Hard costs vs. soft ROI — what's actually measurable
The mistake most business cases make is treating soft ROI as if it were hard ROI. They inflate a vague "improved customer experience" into a rupee figure and use it to close a budget gap. What we see with Agencie clients: the ones who push hardest for soft ROI in the business case are usually the ones who have not defined what hard outcome they are automating toward.
Call volume reduction. Defect rate reduction. Throughput per person-hour. Contract turnaround time. These four metrics have clear numerators and denominators. They do not require extrapolation. We use the first three with Agencie clients in the first 90 days post-deployment, before any claims about business value. The fourth — contract turnaround time — requires a baseline. What we have found: most teams have the data in their CRM but never pulled the report.

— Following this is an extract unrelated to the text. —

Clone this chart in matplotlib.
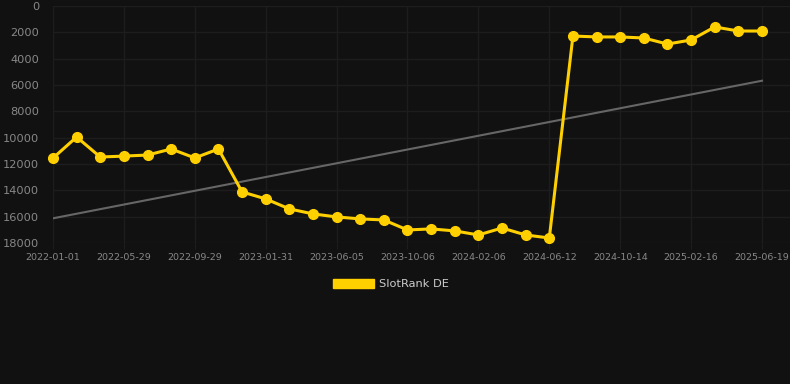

What requires a controlled study you probably cannot run: brand perception changes attributable to AI, long-term employee retention improvements, "faster innovation cycles." These are real, but the attribution problem is genuine. Do not include them as budget-line items.
One gotcha we ran into repeatedly: when the model depends on a 10x output assumption to break even, and the actual delivery lands at 3x — which is what good implementations typically deliver — the project suddenly becomes a budget problem. The numbers in the original business case were written for the optimistic scenario, not the realistic one. Looking back, the projects that went sideways all had one thing in common: the original pitch deck numbers were copied into the business case without revision. The ones that went smoothly — the internal champion had rebuilt the vendor's model from scratch before signing anything.
For more on realistic AI agent ROI numbers across implementations, see The Real Numbers Behind AI Agent ROI: Klarna, JPMorgan, GitHub 2026 and AI Automation Agency ROI: Real Numbers 2026.
Three ROI truths before you sign anything
Truth 1 — The number in the pitch deck is not your number. It is the vendor's best-case scenario, built from conditions that will not all transfer to your organisation. Treat it as an upper bound, not a target.
Truth 2 — Implementation cost is always underestimated. Not by a little. By a factor between 1.5x and 3x depending on legacy integration complexity. Build that range into your business case.
Truth 3 — The process you are automating will change while you are automating it. Business requirements evolve. Regulations shift. The workflow that seemed ideal at project start looks different at the six-month mark — that is not a risk, it is a guarantee. Budget for iteration, not transformation.
If you are building an internal case, here is the sequence that works: identify the process first, quantify the current state with precision, get two independent vendor assessments — not just the one incentivised to give you optimistic numbers. Build your own model before you look at theirs. When you then read the vendor model, you will immediately see which assumptions need scrutiny.
The McKinsey framework on realistic AI automation ROI expectations is a useful external reference for structuring the challenge list — not to copy their numbers, but to understand what they measured and how. For additional benchmark data, also see AI Agent ROI Numbers Behind the 171% Average Returns.
The uncomfortable truth is that AI automation ROI is real, but it is ordinary, not spectacular. The 28% average from IDC is the number you should plan around, not the 300% from the vendor deck. If that 28% clears your hurdle rate and the implementation risk is manageable, proceed. If you need 10x to justify the budget, you have the wrong project or the wrong vendor.